- _Your goal_: Reproduce exactly only the lines from the line that holds "Generate a web" to the line that holds "const font = 'Liberation", inclusive, in the listing below, and please leave out every picture.

══ Listed entries

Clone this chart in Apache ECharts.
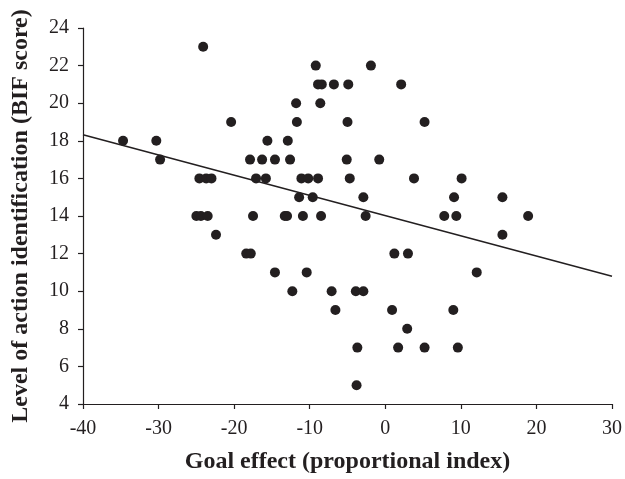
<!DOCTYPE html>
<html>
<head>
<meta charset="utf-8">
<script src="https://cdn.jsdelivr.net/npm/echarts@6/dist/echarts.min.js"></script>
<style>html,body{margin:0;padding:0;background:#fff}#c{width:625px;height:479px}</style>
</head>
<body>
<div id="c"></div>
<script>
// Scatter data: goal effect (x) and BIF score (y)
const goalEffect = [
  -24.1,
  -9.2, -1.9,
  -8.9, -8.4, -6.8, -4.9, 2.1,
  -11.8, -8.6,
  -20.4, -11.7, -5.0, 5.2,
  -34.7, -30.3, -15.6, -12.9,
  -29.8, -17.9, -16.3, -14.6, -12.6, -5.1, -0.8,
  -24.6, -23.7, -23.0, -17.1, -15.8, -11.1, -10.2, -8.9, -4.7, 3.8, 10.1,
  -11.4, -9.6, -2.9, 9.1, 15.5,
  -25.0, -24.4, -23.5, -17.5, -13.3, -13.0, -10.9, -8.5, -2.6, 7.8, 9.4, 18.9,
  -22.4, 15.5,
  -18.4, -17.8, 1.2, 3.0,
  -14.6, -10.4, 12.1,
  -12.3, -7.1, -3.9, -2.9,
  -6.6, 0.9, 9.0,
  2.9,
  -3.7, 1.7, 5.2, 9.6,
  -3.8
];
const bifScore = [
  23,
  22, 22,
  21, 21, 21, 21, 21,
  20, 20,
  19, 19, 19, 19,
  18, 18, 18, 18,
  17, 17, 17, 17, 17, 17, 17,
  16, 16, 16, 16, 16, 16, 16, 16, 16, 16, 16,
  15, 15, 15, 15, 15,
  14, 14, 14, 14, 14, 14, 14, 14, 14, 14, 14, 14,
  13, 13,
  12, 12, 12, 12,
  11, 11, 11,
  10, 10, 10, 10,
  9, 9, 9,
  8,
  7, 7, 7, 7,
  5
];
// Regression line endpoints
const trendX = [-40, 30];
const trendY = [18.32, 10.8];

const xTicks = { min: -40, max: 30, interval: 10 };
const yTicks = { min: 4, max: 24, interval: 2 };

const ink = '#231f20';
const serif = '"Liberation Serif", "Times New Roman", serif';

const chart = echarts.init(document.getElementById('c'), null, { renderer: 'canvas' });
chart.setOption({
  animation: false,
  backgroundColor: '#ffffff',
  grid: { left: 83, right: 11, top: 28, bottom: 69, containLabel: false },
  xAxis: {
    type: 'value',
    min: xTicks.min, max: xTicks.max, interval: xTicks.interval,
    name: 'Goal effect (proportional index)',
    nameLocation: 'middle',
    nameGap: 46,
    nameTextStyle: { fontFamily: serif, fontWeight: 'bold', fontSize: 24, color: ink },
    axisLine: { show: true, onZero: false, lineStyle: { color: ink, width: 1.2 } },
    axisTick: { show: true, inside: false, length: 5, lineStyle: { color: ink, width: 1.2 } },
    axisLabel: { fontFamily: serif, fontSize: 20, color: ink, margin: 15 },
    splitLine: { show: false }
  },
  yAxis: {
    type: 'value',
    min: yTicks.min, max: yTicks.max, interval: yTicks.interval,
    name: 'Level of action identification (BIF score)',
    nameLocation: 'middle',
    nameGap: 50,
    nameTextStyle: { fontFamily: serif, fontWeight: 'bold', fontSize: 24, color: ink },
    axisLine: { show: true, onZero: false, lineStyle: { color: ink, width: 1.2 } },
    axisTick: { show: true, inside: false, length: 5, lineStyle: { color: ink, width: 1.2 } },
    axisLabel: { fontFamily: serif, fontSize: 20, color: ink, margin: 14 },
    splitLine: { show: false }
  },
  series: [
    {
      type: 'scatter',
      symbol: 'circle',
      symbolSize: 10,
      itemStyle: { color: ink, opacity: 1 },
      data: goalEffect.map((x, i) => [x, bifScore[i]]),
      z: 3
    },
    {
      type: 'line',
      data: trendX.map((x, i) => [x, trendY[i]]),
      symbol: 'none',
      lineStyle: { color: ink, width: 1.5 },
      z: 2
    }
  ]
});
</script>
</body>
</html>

════
══ Listed entries

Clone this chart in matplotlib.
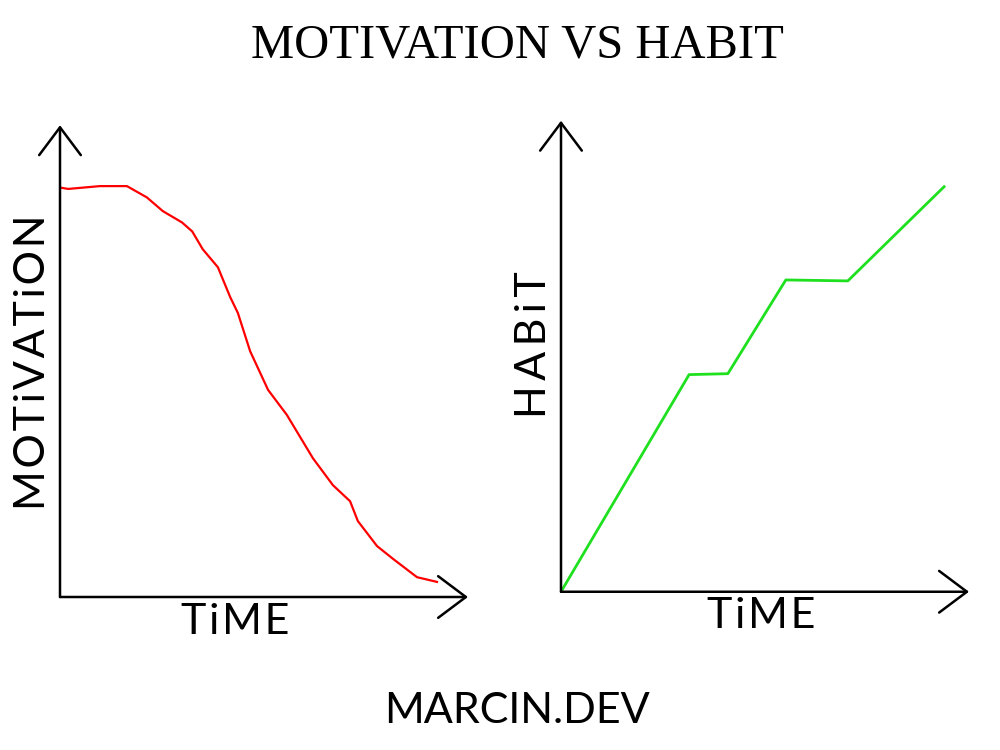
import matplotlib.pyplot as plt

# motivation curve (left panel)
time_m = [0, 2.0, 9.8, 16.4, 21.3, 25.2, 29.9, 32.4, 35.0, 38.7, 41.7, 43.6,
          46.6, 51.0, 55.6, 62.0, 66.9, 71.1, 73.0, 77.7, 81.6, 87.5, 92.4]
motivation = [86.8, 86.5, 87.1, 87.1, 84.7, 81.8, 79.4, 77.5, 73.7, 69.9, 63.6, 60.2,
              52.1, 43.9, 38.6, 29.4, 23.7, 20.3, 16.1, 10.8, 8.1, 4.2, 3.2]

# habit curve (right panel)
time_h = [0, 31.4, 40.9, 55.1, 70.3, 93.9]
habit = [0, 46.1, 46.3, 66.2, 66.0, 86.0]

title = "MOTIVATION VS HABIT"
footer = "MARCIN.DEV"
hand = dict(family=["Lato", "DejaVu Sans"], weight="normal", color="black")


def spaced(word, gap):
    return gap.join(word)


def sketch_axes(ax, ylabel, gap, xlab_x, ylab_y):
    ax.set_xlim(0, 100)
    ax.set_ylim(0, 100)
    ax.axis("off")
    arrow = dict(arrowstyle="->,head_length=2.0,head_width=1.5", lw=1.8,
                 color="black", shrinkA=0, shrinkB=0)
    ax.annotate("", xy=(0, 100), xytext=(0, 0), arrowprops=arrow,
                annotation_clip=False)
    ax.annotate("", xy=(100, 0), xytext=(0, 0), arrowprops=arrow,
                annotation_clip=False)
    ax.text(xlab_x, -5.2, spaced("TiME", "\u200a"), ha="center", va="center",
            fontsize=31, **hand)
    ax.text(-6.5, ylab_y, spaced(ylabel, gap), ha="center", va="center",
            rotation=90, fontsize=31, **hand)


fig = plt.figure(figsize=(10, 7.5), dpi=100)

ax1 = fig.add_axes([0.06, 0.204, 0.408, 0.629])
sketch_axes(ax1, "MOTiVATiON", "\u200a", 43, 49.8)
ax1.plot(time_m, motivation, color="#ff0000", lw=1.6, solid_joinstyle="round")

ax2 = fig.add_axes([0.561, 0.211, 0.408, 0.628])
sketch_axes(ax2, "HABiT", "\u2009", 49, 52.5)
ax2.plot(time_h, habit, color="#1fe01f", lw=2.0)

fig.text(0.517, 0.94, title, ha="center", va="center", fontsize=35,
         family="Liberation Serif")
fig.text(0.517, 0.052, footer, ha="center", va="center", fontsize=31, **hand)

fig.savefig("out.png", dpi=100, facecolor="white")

════
══ Listed entries

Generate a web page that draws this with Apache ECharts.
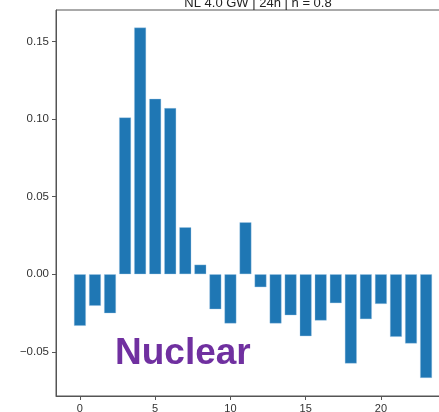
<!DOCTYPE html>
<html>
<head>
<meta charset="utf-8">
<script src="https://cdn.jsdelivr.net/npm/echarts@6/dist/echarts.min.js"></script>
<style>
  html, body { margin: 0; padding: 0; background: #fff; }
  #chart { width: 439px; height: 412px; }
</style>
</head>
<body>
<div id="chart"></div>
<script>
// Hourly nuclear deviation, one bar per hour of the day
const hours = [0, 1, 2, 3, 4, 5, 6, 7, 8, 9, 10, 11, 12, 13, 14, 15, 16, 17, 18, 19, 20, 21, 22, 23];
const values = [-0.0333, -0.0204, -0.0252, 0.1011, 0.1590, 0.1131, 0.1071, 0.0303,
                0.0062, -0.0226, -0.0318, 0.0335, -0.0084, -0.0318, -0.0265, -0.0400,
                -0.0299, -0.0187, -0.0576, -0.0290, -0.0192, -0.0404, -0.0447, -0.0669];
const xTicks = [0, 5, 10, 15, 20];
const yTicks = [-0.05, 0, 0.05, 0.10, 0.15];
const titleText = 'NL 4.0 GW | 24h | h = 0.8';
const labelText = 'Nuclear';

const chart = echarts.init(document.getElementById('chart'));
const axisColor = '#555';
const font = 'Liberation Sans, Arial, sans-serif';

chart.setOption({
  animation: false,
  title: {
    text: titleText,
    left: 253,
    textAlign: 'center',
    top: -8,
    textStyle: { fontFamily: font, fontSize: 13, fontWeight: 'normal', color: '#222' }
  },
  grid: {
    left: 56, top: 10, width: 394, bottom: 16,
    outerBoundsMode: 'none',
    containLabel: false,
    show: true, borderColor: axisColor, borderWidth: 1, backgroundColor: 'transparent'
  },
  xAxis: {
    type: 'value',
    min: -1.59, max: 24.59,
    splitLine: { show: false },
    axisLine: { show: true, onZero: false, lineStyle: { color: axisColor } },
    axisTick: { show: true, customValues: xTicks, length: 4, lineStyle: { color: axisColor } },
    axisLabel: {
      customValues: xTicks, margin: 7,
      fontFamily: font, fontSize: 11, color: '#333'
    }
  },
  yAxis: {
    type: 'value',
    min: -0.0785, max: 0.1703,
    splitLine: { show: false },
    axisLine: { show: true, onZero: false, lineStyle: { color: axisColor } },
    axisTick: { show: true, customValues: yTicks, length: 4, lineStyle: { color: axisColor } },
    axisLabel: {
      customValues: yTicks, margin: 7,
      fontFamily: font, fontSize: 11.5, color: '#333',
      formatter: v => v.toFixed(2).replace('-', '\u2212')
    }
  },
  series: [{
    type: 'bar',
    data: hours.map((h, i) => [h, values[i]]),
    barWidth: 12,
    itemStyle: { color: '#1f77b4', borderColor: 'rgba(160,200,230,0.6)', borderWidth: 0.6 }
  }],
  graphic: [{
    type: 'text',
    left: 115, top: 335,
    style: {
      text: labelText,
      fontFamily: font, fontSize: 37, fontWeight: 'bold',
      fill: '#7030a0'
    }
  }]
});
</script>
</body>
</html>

════

- _Response to this exercise_:
Generate a web page that draws this with Apache ECharts.
<!DOCTYPE html>
<html>
<head>
<meta charset="utf-8">
<script src="https://cdn.jsdelivr.net/npm/echarts@6/dist/echarts.min.js"></script>
<style>
  html, body { margin: 0; padding: 0; background: #fff; }
  #chart { width: 439px; height: 412px; }
</style>
</head>
<body>
<div id="chart"></div>
<script>
// Hourly nuclear deviation, one bar per hour of the day
const hours = [0, 1, 2, 3, 4, 5, 6, 7, 8, 9, 10, 11, 12, 13, 14, 15, 16, 17, 18, 19, 20, 21, 22, 23];
const values = [-0.0333, -0.0204, -0.0252, 0.1011, 0.1590, 0.1131, 0.1071, 0.0303,
                0.0062, -0.0226, -0.0318, 0.0335, -0.0084, -0.0318, -0.0265, -0.0400,
                -0.0299, -0.0187, -0.0576, -0.0290, -0.0192, -0.0404, -0.0447, -0.0669];
const xTicks = [0, 5, 10, 15, 20];
const yTicks = [-0.05, 0, 0.05, 0.10, 0.15];
const titleText = 'NL 4.0 GW | 24h | h = 0.8';
const labelText = 'Nuclear';

const chart = echarts.init(document.getElementById('chart'));
const axisColor = '#555';
const font = 'Liberation Sans, Arial, sans-serif';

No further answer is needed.